Arc has always been an artistic community, many have called it a family. Yesterday I was chatting to a friend about this and she said that when she came to the panto the first thing that struck her was that the team of 60 people felt like a family. She's a consultant paediatrician and she thoughtfully reflected that its not something she expects of her profession. Individual doctors work largely alone, they have case conferences and team meetings, but work and personal life stay pretty much separate. She was curious about the seemingly essential need to create a temporary family in collective artistic endeavour like putting a show together. She observed that just the hours spent doing this together by necessity creates a bond like none other and recognised that it was something particular to a shared creative process.

And she's right. From my own experience of making theatre for a long time, it takes a special kind of real family at home who can make space for this. When I am in full swing of making a piece, most everything else is eclipsed for that short time. The every day chores of living get done, but many less important things may get left until the show is over. If your loved ones have to put up with your temporary absence, your infatuation with the work you are making, its a tall order. Its like you disappear and they lose you for a period. They may even wonder if you will ever return. Living with those of us who engage with the madness of creating theatre requires a level of tolerance that is a hell of a lot to ask of them. 

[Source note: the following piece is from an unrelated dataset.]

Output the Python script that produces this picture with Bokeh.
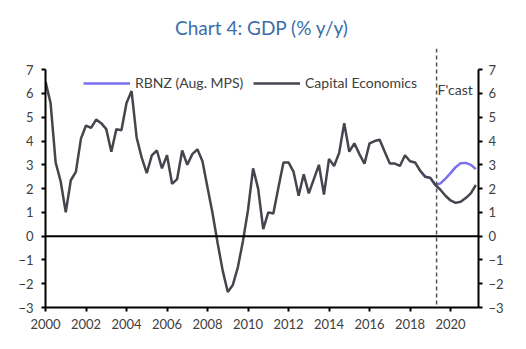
from bokeh.plotting import figure
from bokeh.models import (Range1d, LinearAxis, FixedTicker, Span, Legend, LegendItem,
                          ColumnDataSource)
from bokeh.core.properties import value
from bokeh.embed import file_html
from bokeh.resources import INLINE

# ---------------- data ----------------
years = list(range(2000, 2022))
ce_quarters = [f"{y}Q{q}" for y in years for q in (1, 2, 3, 4)][:86]
ce_values = [
    6.5, 5.6, 3.1, 2.3,
    1.0, 2.35, 2.7, 4.1,
    4.65, 4.55, 4.9, 4.75,
    4.5, 3.55, 4.5, 4.45,
    5.6, 6.1, 4.15, 3.3,
    2.65, 3.4, 3.6, 2.85,
    3.4, 2.2, 2.4, 3.6,
    3.0, 3.45, 3.65, 3.15,
    2.05, 0.95, -0.3, -1.45,
    -2.35, -2.05, -1.3, -0.2,
    1.1, 2.85, 2.0, 0.3,
    1.0, 0.95, 2.05, 3.1,
    3.1, 2.7, 1.7, 2.6,
    1.8, 2.4, 3.0, 1.75,
    3.25, 2.95, 3.5, 4.75,
    3.55, 3.9, 3.45, 3.05,
    3.9, 4.0, 4.05, 3.55,
    3.05, 3.05, 2.95, 3.4,
    3.15, 3.1, 2.75, 2.5,
    2.45, 2.15, 1.95, 1.7,
    1.5, 1.4, 1.45, 1.6,
    1.8, 2.15,
]
rbnz_quarters = ["2018Q3", "2018Q4", "2019Q1", "2019Q2", "2019Q3", "2019Q4",
                 "2020Q1", "2020Q2", "2020Q3", "2020Q4", "2021Q1", "2021Q2"]
rbnz_values = [2.75, 2.5, 2.45, 2.15, 2.22, 2.42, 2.65, 2.9, 3.07, 3.08, 3.0, 2.82]
forecast_start = "2019Q2"
x_ticks = list(range(2000, 2021, 2))
y_ticks = list(range(-3, 8))


def qpos(q):
    return int(q[:4]) + (int(q[5]) - 1) * 0.25


def qpos_mid(q):
    return qpos(q) + 0.06


ce_src = ColumnDataSource(dict(x=[qpos(q) for q in ce_quarters], y=ce_values))
rb_src = ColumnDataSource(dict(x=[qpos(q) for q in rbnz_quarters], y=rbnz_values))

FONT = "Lato"
TXT = "#404040"

p = figure(width=526, height=349, output_backend="svg", toolbar_location=None,
           x_range=Range1d(2000, 2021.38), y_range=Range1d(-3, 7.89),
           min_border_left=45, min_border_right=48, min_border_top=48,
           min_border_bottom=42, x_axis_type=None, y_axis_type=None,
           title="Chart 4: GDP (% y/y)")
p.title.align = "center"
p.title.text_font = FONT
p.title.text_font_size = "19px"
p.title.text_font_style = "normal"
p.title.text_color = "#3b6ea8"
p.title.standoff = 20
p.outline_line_color = None
p.xgrid.visible = False
p.ygrid.visible = False
p.background_fill_color = "white"
p.border_fill_color = "white"


def style_axis(ax):
    ax.axis_line_color = "black"
    ax.axis_line_width = 2
    ax.major_tick_line_color = "black"
    ax.major_tick_line_width = 2
    ax.major_tick_out = 4
    ax.major_tick_in = 0
    ax.minor_tick_line_color = None
    ax.major_label_text_font = FONT
    ax.major_label_text_font_size = "13px"
    ax.major_label_text_color = TXT


xa = LinearAxis(ticker=FixedTicker(ticks=x_ticks))
style_axis(xa)
xa.major_label_standoff = 7
p.add_layout(xa, "below")

ya = LinearAxis(ticker=FixedTicker(ticks=y_ticks), bounds=(-3, 7))
style_axis(ya)
ya.major_label_standoff = 8
p.add_layout(ya, "left")

yr = LinearAxis(ticker=FixedTicker(ticks=y_ticks), bounds=(-3, 7))
style_axis(yr)
yr.major_label_standoff = 6
p.add_layout(yr, "right")

p.add_layout(Span(location=0, dimension="width", line_color="black", line_width=2))
p.add_layout(Span(location=qpos_mid(forecast_start), dimension="height",
                  line_color="#555555", line_width=1.5, line_dash="4 3"))

rb_r = p.line("x", "y", source=rb_src, line_color="#7b6ff0", line_width=2.5)
ce_r = p.line("x", "y", source=ce_src, line_color="#45454d", line_width=2.5)

p.text(x=[qpos_mid(forecast_start) + 0.05], y=[6.15], text=["F'cast"],
       text_font=value(FONT), text_font_size="14px", text_color=TXT,
       text_align="left", text_baseline="middle")


def make_legend(label, r, loc):
    lg = Legend(items=[LegendItem(label=label, renderers=[r])], location=loc,
                padding=0, margin=0, spacing=0, glyph_width=47, glyph_height=16,
                label_height=16, label_standoff=5, background_fill_alpha=0,
                border_line_color=None, label_text_font=FONT,
                label_text_font_size="14px", label_text_color=TXT)
    p.add_layout(lg, "center")


make_legend("RBNZ (Aug. MPS)", rb_r, (38, 216))
make_legend("Capital Economics", ce_r, (208, 216))

open("out.html", "w").write(file_html(p, INLINE))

But there really is not much middle ground sadly. Its everything or nothing if you want to make it the best work you have ever made. Its simply not possible to do it 9-5. Even if you are able to squeeze the creative process into 8 hours a day, its so all consuming that you don't and can't switch off. In fact its not even a question of don't and can't its that you don't want to. That's harsh.

The piece you are making is like a pregnancy, its there all the time, in your dreams and in the ordinary things you are doing. That's of course because it inhabits your soul, your heart and your imagination. Whether you are walking the dog, having a bath or eating out with friends and family, its there all the time. It obsesses you and you likely become a total bore if you do talk about it too much. And the other thing that happens in my experience is that you temporarily lose interest in other things too. This can be dreadful for your family. Mine have been amazing through the years, acknowledging that 'she is in that place, and when its done she will come back.' They support me by the little things they do. And I wouldn't have been able to dedicate myself 24/7 if that were not the case. Of course when my kids were small the demands were tougher. The homework still needed to be checked, and more than that the time needed to be there for the emotional and practical support my children needed from me. And to be there just as a family doing family things. I think I managed to do it most of the time. But I know there were casualties on the way when they may have felt that I wasn't there for them fully.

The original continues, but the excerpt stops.